Reproduce the data exactly and drop any pictures it holds.

[Start Data supplied]

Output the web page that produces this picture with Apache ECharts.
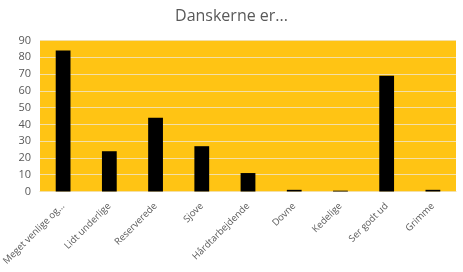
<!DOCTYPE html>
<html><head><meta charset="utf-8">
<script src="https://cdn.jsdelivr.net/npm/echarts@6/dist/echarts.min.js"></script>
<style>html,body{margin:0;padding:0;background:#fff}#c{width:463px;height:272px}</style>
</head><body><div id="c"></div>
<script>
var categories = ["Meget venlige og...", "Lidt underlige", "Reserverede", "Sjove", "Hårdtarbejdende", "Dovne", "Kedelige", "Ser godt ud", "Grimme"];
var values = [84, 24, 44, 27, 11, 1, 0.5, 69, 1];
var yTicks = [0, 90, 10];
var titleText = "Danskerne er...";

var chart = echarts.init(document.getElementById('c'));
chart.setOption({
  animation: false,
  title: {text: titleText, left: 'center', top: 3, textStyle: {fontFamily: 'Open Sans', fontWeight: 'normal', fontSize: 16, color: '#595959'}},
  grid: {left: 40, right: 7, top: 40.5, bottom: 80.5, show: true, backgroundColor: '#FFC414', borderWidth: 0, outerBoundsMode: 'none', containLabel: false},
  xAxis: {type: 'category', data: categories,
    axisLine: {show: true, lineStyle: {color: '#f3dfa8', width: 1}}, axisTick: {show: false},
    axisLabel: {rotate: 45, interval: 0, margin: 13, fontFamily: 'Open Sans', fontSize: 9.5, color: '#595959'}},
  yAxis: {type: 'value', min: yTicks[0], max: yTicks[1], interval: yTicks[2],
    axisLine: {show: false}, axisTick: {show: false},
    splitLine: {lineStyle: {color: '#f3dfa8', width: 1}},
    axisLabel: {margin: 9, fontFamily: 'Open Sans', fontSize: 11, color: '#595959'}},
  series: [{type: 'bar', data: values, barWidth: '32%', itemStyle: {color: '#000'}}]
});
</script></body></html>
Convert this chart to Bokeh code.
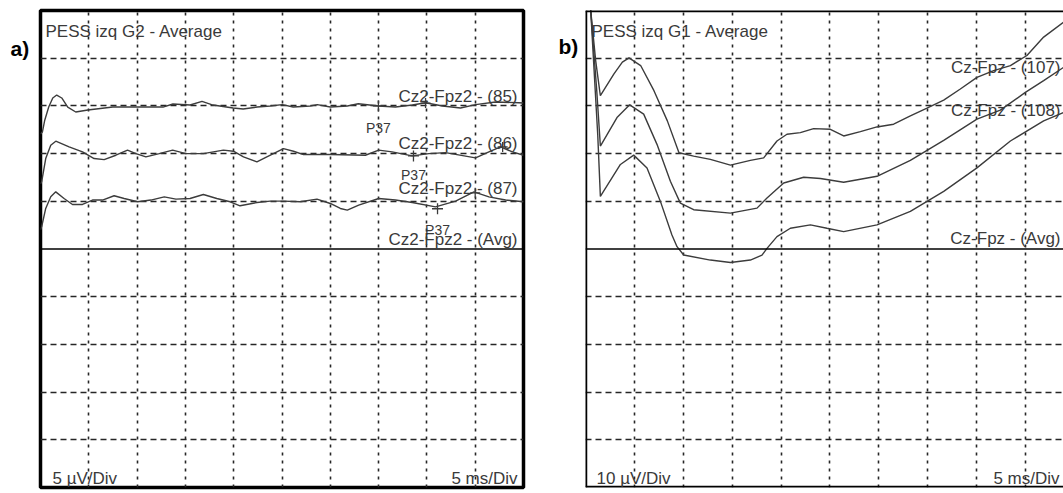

[End Data supplied]

# Response to the exercise:
Output the web page that produces this picture with Apache ECharts.
<!DOCTYPE html>
<html><head><meta charset="utf-8">
<script src="https://cdn.jsdelivr.net/npm/echarts@6/dist/echarts.min.js"></script>
<style>html,body{margin:0;padding:0;background:#fff}#c{width:463px;height:272px}</style>
</head><body><div id="c"></div>
<script>
var categories = ["Meget venlige og...", "Lidt underlige", "Reserverede", "Sjove", "Hårdtarbejdende", "Dovne", "Kedelige", "Ser godt ud", "Grimme"];
var values = [84, 24, 44, 27, 11, 1, 0.5, 69, 1];
var yTicks = [0, 90, 10];
var titleText = "Danskerne er...";

var chart = echarts.init(document.getElementById('c'));
chart.setOption({
  animation: false,
  title: {text: titleText, left: 'center', top: 3, textStyle: {fontFamily: 'Open Sans', fontWeight: 'normal', fontSize: 16, color: '#595959'}},
  grid: {left: 40, right: 7, top: 40.5, bottom: 80.5, show: true, backgroundColor: '#FFC414', borderWidth: 0, outerBoundsMode: 'none', containLabel: false},
  xAxis: {type: 'category', data: categories,
    axisLine: {show: true, lineStyle: {color: '#f3dfa8', width: 1}}, axisTick: {show: false},
    axisLabel: {rotate: 45, interval: 0, margin: 13, fontFamily: 'Open Sans', fontSize: 9.5, color: '#595959'}},
  yAxis: {type: 'value', min: yTicks[0], max: yTicks[1], interval: yTicks[2],
    axisLine: {show: false}, axisTick: {show: false},
    splitLine: {lineStyle: {color: '#f3dfa8', width: 1}},
    axisLabel: {margin: 9, fontFamily: 'Open Sans', fontSize: 11, color: '#595959'}},
  series: [{type: 'bar', data: values, barWidth: '32%', itemStyle: {color: '#000'}}]
});
</script></body></html>
Convert this chart to Bokeh code.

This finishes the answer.